Today’s church of Santa Croce is built on the spot where, around the year 1700, there used to be a Franciscan cloister with annexed cemetery.

Address and contacts

Via Fratelli Cervi - 42022 Boretto
Phones
0039 0522 964105 - Parish church of Boretto

0039 0522 687463 - Guardian

Opening times

The church is visitable upon previous arrangement with the guardian

How to get there

See the indication to reach Boretto

Historical notes

Today’s church of Santa Croce is built on the spot where, around the year 1700, there used to be a Franciscan cloister with annexed cemetery. In 1716, after many previous unsuccessful applications, the community of Villa Arzenago (as the village then used to be called) finally managed to obtain permission from the then ruling lord Rinaldo III of Modena to build a church dedicated to Santa Croce.

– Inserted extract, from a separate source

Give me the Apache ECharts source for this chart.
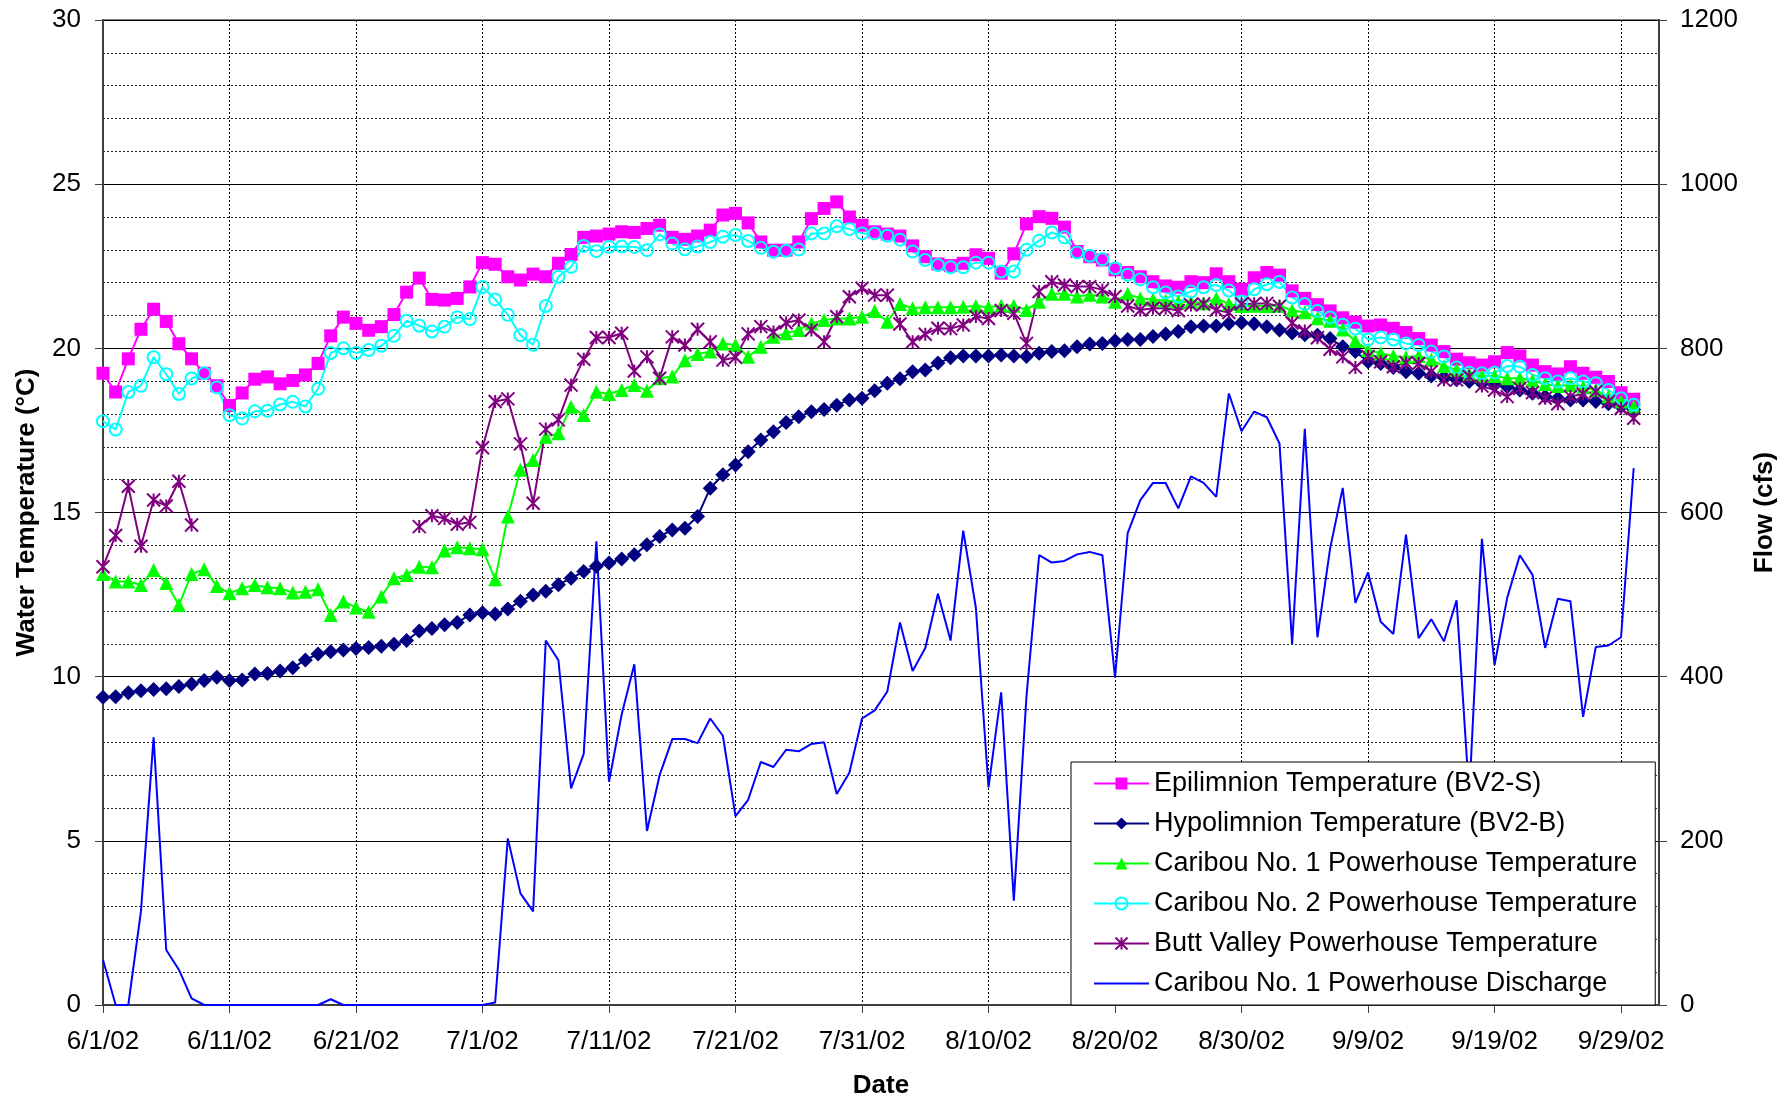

The church contains relics from the holy cross which are still worshipped today and is a fine example of 18th-century style Baroque architecture, simple and without excesses of stuccos and ornaments. The magnificent slender façade surmounted by an imposing cross seems to reach up to the sky.
The church was completed in 1726, and the village eventually came to be called Santa Croce instead of Villa Arzenago. The villagers of Santa Croce were so enamoured with the special quality of their “little motherland”, that they took care of it with the utmost devotion, making it into a little jewel of the low-lying plain. This constant search for nobility and forms has led the villagers of Santa Croce to define themselves as the “Parisians”.